How Long Will My New Wood Stove Smell?


Well-Known Member
  • #1
I bought a new wood stove this year and lit it up a few nights ago to enjoy a nice fire. After about a half hour, I noticed an awful chemical smell coming from it. Boy did it stink! Does anyone know what this is and how long it will last? I can't imagine that the wood burning stove will smell this bad forever.


Well-Known Member
  • #2
That bad smell can last anywhere from one to three or four fires, depending on how hot you burn your stove. If you only burn a few twigs in it for five fires and never get the steel or cast iron up past 200 degrees each time, you won't cure the paint. If you get that stove rippin' hot the very first time and get the metal to 700 degrees, the smell will most likely disappear after one use. So to answer your question, the terrible chemical smell is coming from the brand new high temperature paint the manufacturer applied to the wood stove. Since that paint was never baked on or cured, you're essentially doing that in your home. Like I said, after a few uses, that smell should go away because the fires you make in the stove will bake the paint.

If you've got a new stove though, I suggest you break it in according to the manufacturer's instructions. Basically, you make a fairly cool fire that goes to about 250 degrees the first time. Then, make another fire the next day that reaches 350. And then, on the last (third) day, bring the stove up to 450 degrees and it should be broken in properly. Read your stove manual though, as I'm only throwing out random numbers here. I don't know your specific situation.

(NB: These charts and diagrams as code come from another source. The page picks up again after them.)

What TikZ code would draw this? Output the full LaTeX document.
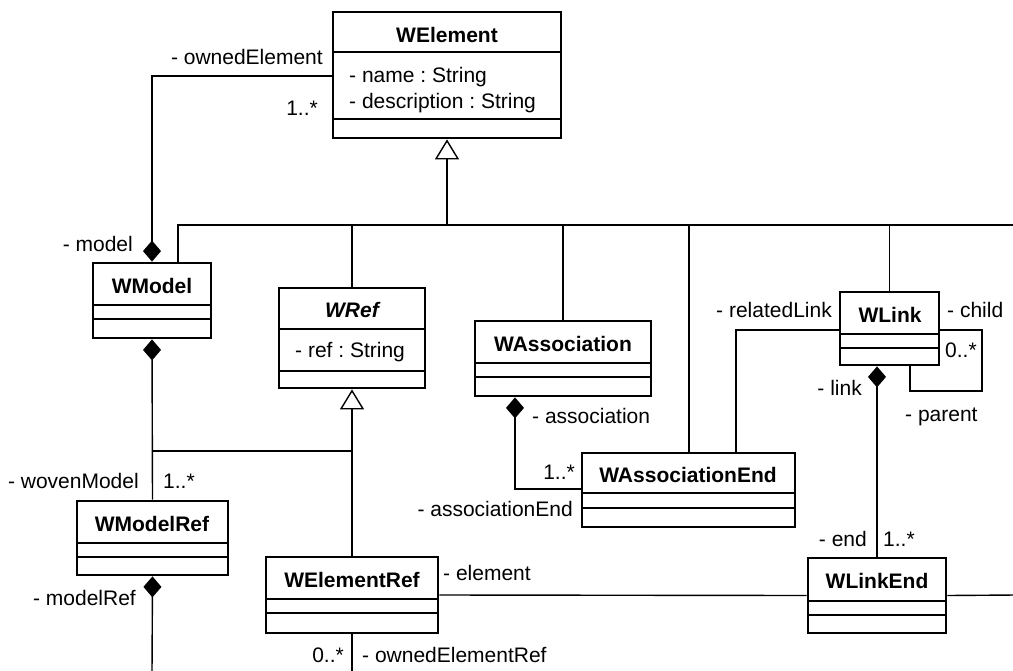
\documentclass[tikz,border=0pt]{standalone}
\usepackage{fontspec}
\setmainfont{Liberation Sans}
\usetikzlibrary{arrows.meta,fit}
\frenchspacing

\tikzset{
  clsframe/.style={draw, line width=2.8pt, inner sep=0pt, rectangle},
  divider/.style={line width=1.2pt},
  conn/.style={line width=1.4pt},
  compstart/.style={{Diamond[length=21pt,width=18pt]}-},
  compend/.style={-{Diamond[length=21pt,width=18pt]}},
  gen/.style={-{Triangle[open,length=20pt,width=24pt,fill=white]}},
  lbl/.style={inner sep=0pt, font=\fontsize{21}{25}\selectfont},
  ttl/.style={lbl, font=\fontsize{21}{25}\selectfont\bfseries, anchor=base},
}

% a class box: name, left, top, right, bottom, first and second divider
\newcommand\umlclass[7]{%
  \coordinate (#1-nw) at (#2,#3);
  \coordinate (#1-se) at (#4,#5);
  \draw[divider] (#2,#6) -- (#4,#6);
  \draw[divider] (#2,#7) -- (#4,#7);
  \node[clsframe, fit=(#1-nw)(#1-se)] (#1) {};
}

\begin{document}
\begin{tikzpicture}[x=1pt, y=-1pt]
\fill[white] (0,0) rectangle (1013,670);
\useasboundingbox (0,0) rectangle (1013,670);

% classes
\umlclass{welement}{333}{12}{561}{138}{52}{119}
\umlclass{wmodel}{93}{263}{211}{338}{305}{319}
\umlclass{wref}{279}{288}{425}{388}{329}{371}
\umlclass{wassoc}{475}{321}{651}{396}{363}{377}
\umlclass{wlink}{840}{292}{939}{365}{334}{348}
\umlclass{wassocend}{582}{453}{795}{527}{493}{508}
\umlclass{wmodelref}{77}{501}{228}{575}{543}{557}
\umlclass{welementref}{266}{557}{438}{633}{599}{613}
\umlclass{wlinkend}{808}{558}{946}{633}{601}{615}

% class names
\node[ttl] (t-welement) at (447,42) {WElement};
\node[ttl] (t-wmodel) at (152,293) {WModel};
\node[ttl, font=\fontsize{21}{25}\selectfont\bfseries\itshape] (t-wref) at (352,317) {WRef};
\node[ttl] (t-wassoc) at (563,351) {WAssociation};
\node[ttl] (t-wlink) at (890,322) {WLink};
\node[ttl] (t-wassocend) at (688,482) {WAssociationEnd};
\node[ttl] (t-wmodelref) at (152,531) {WModelRef};
\node[ttl] (t-welementref) at (352,587) {WElementRef};
\node[ttl] (t-wlinkend) at (877,588) {WLinkEnd};

% attributes
\node[lbl, anchor=base west] (a-name) at (349,82) {- name : String};
\node[lbl, anchor=base west] (a-desc) at (349,108) {- description : String};
\node[lbl, anchor=base west] (a-ref) at (295,357) {- ref : String};

% free ends leaving the drawing
\coordinate (busR) at (1016,225);
\coordinate (mrefend) at (152,673);
\coordinate (erefend) at (352,673);
\coordinate (lendout) at (1016,595);

% generalisation to WElement
\coordinate (busj) at (447,225);
\draw[conn, gen] (busj) -- (welement.south);
\draw[conn] (wmodel.north -| 178,0) |- (busR);
\draw[conn] (wref.north) -- (wref.north |- busR);
\draw[conn] (wassoc.north) -- (wassoc.north |- busR);
\draw[conn] (wassocend.north -| 689,0) -- (689,225);
\draw[conn] (wlink.north) -- (wlink.north |- busR);

% generalisation to WRef
\draw[conn, gen] (welementref.north) -- (wref.south);
\draw[conn] (wmodelref.north |- 0,451) -- (welementref.north |- 0,451);

% compositions
\draw[conn, compend] (welement.west |- 0,76) -| (wmodel.north);
\draw[conn, compstart] (wmodel.south) -- (wmodelref.north);
\draw[conn, compstart] (wmodelref.south) -- (mrefend);
\draw[conn, compstart] (wassoc.south -| 515,0) |- (wassocend.west |- 0,489);
\draw[conn, compstart] (wlink.south -| 877,0) -- (wlinkend.north);

% plain associations
\draw[conn] (welementref.south) -- (erefend);
\draw[conn] (welementref.east) -- (wlinkend.west);
\draw[conn] (wlinkend.east) -- (lendout);
\draw[conn] (wlink.west |- 0,330) -| (wassocend.north -| 736,0);
\draw[conn] (wlink.east |- 0,330) -| (982,391) -| (wlink.south -| 910,0);

% role names and multiplicities
\node[lbl, anchor=base east] (r-owned) at (323,64) {- ownedElement};
\node[lbl, anchor=base east] (m-owned) at (318,115) {1..*};
\node[lbl, anchor=base east] (r-model) at (133,251) {- model};
\node[lbl, anchor=base east] (r-woven) at (139,488) {- wovenModel};
\node[lbl, anchor=base west] (m-woven) at (163,488) {1..*};
\node[lbl, anchor=base east] (r-modelref) at (136,605) {- modelRef};
\node[lbl, anchor=base east] (m-ownedref) at (344,662) {0..*};
\node[lbl, anchor=base west] (r-ownedref) at (362,662) {- ownedElementRef};
\node[lbl, anchor=base west] (r-element) at (443,580) {- element};
\node[lbl, anchor=base west] (r-assoc) at (532,423) {- association};
\node[lbl, anchor=base east] (m-assocend) at (575,479) {1..*};
\node[lbl, anchor=base east] (r-assocend) at (573,516) {- associationEnd};
\node[lbl, anchor=base east] (r-related) at (832,317) {- relatedLink};
\node[lbl, anchor=base west] (r-child) at (947,317) {- child};
\node[lbl, anchor=base west] (m-child) at (945,357) {0..*};
\node[lbl, anchor=base east] (r-link) at (862,395) {- link};
\node[lbl, anchor=base west] (r-parent) at (905,421) {- parent};
\node[lbl, anchor=base east] (r-end) at (867,546) {- end};
\node[lbl, anchor=base west] (m-end) at (883,546) {1..*};
\end{tikzpicture}
\end{document}
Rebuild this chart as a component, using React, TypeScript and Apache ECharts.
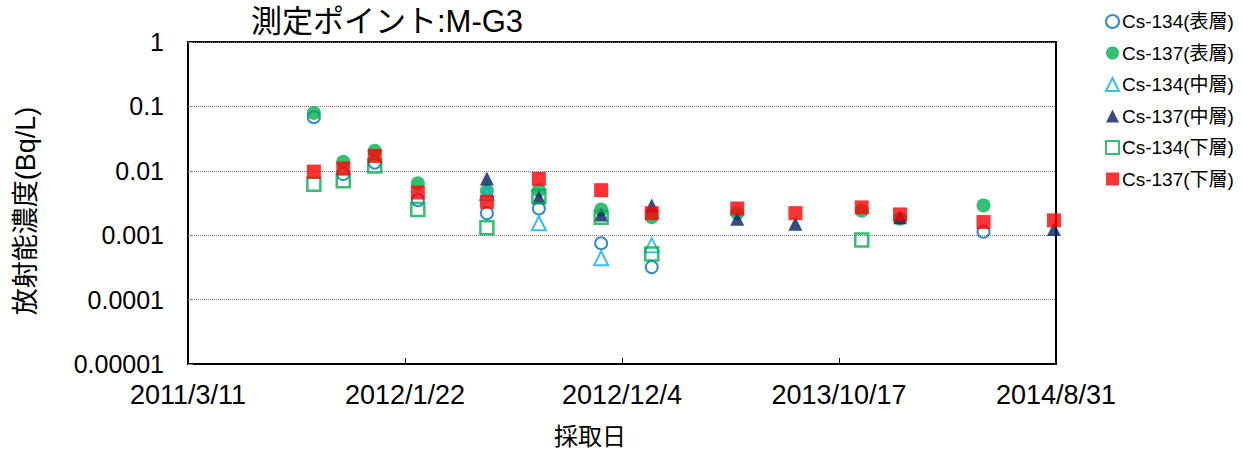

If you're using an old stove that's had new high temperature paint applied to it, you'll likely need to go through the same process of curing it. That paint will smell too, but only for a few fires. Also, be aware that if you change your old pipes to new pipes, you'll get the same smell. The stink is not only coming from the wood stove, it's also coming from the black pipe that comes from the stove and goes to the wall or ceiling. The same is true for heat shields that get attached to the sides of a stove. If they're close enough to the steel or cast iron and if they're painted with that black high temperature paint, you'll likely smell the same thing. From experience though, I'll tell you that it gets better every time you light the stove and eventually the smell won't even be there anymore. You'll forget all about it in a few days.

What I did was to light my first few fires on warmer days. I got the stove pretty hot and opened all the windows of my house and used a fan to suck some of the air out. That was much better than lighting the stove on a very cold night and being forced to keep all the windows closed. I didn't want to breath in the smoke that comes off the paint. It can't be good for you.